OptiType killed OOM

Question

OptiType killed OOM

Akazhiel opened this issue 3 years ago · comments

Jonatan Gonzalez Rodriguez commented 3 years ago

Hello!
I'm trying to run optitype in the cloud in a machine with 64GB of RAM with RNA Samples that are around 5GB each due to it being paired end. And the process is killed because it runs out of memory. I've also run OptiType in a pipeline with DNA Tumor-Normal pair samples which are hlatyped in parallel without memory problems.

My questions is, how much memory is needed to run OptiType?

Best regards!

Hugues Fontenelle · Answer 1 · Fri Feb 04 2022 23:38:18 GMT+0800 (China Standard Time)

In my experience, 12GB is sufficient.
But I don't feed the entire FASTQ's, only the HLA region on chr6 that is relevant.

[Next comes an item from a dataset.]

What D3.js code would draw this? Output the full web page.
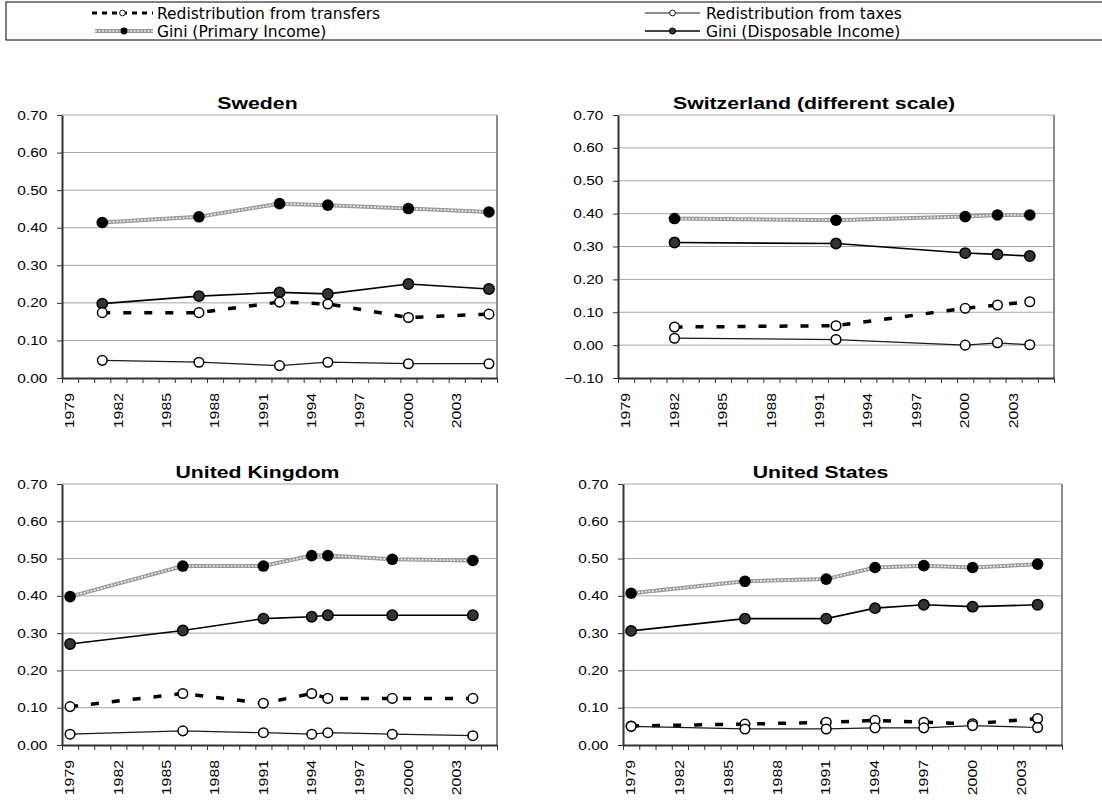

b-niu · Answer 2 · Sat Feb 26 2022 13:52:55 GMT+0800 (China Standard Time)

Hello @Akazhiel , in my own situation, a server with 128GB RAM gets OOM often when treating WES samples with fastq.gz files size of 20GB.
This is really upset and I am seeking for a workaround.

Perhaps extract reads on chr6 from bam files, and run optitype will help?

Richard A. Schäfer · Answer 3 · Sat Nov 04 2023 13:16:20 GMT+0800 (China Standard Time)

Hello, is there a solution for this? I found that files >100,000 reads cause a kill signal... But these are only 400-500MB files. But works well if I stay below that.

karlestira · Answer 4 · Sun Apr 14 2024 01:47:13 GMT+0800 (China Standard Time)

If you are running razers3 and it ran out of memory, you can try to split input file.

bgzip -cd [your fastq] | split -l 40000000 -a 5 -d --filter='razers3 -i 97 -m 99999 --distance-range 0 -pa -tc 0 -o $FILE.bam [your ref] /dev/stdin' /dev/stdin [split prefix]
samtools cat [split prefix]*.bam | samtools view -o res.bam

Then give merged bam files instead of fastqs to optitype.

You can use gzip instead of bgzip(but it is mush slower), adjust split unit(40M lines means 10M reads in my case, which need 4G mem when align reads).
I strongly suggest to use samtools view to recompress the bam file from samtools cat, because samtools cat use some tricky method to merge bam files, and it may not be supported by older decompressor. And, very important, if using samtools cat for directly output, make sure the output file is not in input list, or you will get a infinite file size.

Another things you should notice, is that you should force single thread in razers3, it has multi-thread inconsistency, may lead to a little problem in its result. And its multi-thread seem to have very less speed-up in a small ref.

If you think split fastq is not a good plan, you can also use bowtie2 to filter fastq.

bowtie2 --no-unal --very-sensitive-local --local --omit-sec-seq -p 10 --reorder .....(index and fastq)

Bowtie2 use about 200MB memory(will not increase when input become larger), and can give a filtered bam, remove useless seq. Then you can convert its bam to fastq for optitype use. However, I'm not sure this method give completely consistent output compared with directly use raw fastq.